Friday, 26 November 2010

Peersing into the future

If you are looking for something to do at seven o'clock this Sunday evening, you might try tuning into the Parliament Channel and watching the debate on the future of the House of Lords.
I was there in the Royal Opera House to see the action when the programme was recorded earlier this week, having been invited because of an article I wrote for Total Politics last year saying that although I had spent all my life demanding an elected Second Chamber, I had now changed my mind.
Not wanting to spoil the excitement for you, I won't reveal how the audience voted but can let slip that it is worth watching if for no other reason than to see the incomprehension felt by Polly Toynbee, a supporter of an elected House, at Shami Chakrabarti of Liberty speaking for the other side.
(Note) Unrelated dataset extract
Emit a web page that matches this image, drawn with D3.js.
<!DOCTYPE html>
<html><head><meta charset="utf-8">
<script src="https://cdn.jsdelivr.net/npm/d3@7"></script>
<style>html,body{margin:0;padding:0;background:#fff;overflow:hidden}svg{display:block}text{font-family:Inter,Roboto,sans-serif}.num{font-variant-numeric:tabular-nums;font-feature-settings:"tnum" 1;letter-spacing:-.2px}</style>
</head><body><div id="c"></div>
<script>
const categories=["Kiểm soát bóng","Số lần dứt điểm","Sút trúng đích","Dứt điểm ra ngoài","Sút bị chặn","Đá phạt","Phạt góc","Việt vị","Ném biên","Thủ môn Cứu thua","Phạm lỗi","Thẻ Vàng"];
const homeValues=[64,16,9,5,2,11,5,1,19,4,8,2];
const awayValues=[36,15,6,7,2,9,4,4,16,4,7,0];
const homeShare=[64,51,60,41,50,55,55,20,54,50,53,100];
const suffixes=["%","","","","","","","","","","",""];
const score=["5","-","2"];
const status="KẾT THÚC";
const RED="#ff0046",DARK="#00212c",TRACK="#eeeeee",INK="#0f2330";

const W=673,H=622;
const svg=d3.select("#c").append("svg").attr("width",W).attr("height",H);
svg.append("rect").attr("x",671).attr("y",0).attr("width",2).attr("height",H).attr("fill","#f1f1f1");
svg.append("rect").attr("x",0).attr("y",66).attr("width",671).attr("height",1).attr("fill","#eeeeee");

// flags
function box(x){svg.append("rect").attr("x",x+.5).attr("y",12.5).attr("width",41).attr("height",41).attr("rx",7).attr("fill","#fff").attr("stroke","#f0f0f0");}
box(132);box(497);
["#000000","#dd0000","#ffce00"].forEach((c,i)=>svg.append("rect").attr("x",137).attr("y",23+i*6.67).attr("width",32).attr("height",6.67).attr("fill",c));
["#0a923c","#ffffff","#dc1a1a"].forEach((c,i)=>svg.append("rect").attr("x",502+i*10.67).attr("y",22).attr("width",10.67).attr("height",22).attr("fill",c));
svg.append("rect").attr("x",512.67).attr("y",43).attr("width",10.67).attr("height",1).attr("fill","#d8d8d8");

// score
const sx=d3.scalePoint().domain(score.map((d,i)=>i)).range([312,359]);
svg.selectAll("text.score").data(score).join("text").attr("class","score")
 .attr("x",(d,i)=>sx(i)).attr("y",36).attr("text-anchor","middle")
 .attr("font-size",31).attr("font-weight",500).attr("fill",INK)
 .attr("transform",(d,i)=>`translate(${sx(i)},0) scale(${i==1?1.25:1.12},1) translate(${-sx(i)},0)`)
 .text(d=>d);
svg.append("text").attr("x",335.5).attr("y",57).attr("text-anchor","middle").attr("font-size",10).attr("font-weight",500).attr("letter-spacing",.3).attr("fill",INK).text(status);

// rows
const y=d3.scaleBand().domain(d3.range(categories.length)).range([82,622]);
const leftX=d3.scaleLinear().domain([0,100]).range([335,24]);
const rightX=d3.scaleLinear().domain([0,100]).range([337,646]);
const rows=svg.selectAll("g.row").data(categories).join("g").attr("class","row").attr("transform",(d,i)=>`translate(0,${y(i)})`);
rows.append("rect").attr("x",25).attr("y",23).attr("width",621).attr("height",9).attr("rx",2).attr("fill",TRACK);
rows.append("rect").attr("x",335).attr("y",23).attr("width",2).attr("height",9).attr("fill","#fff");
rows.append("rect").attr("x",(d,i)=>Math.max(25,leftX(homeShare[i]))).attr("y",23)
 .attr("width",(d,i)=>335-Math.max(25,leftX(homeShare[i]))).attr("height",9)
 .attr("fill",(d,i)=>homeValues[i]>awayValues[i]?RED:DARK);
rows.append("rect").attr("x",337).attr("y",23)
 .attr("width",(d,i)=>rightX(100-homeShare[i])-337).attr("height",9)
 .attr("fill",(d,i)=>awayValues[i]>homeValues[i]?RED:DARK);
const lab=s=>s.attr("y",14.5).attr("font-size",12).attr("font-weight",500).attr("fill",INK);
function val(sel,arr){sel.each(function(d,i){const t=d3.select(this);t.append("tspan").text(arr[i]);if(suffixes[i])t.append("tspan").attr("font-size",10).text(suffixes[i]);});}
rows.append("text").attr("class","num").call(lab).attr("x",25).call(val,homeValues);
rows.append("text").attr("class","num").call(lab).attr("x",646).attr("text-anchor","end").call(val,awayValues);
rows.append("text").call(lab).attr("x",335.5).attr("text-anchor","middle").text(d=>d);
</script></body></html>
Fundamentally, the argument is this: Do you believe that voting for representatives is not just the highest but the only expression of true democracy; or do you believe that government is so out of control that you need to have individuals of experience and principle who are not under the thumb of the whips and party machines and who will stand up to the juggernaut, which the Lords did more than 400 times against the last Government.
However much certain peers can be mocked (and rightly mocked), they are far more active in the fight for our rights and freedoms than most MPs.
What is needed is reform but not abolition, which is what the effect of an elected second chamber would amount to. Let's have independently appointed peers, a retiring age, a much smaller number of members and expulsion for those who don't attend regularly. And no buying peerages.
An additional reform I would enact - and which wasn't raised in the Opera House debate - is to strip peers of the titles Lord and Lady. If members of the Upper House were called simply Mr and Ms, those who want to go there purely for self-aggrandisement might change their minds.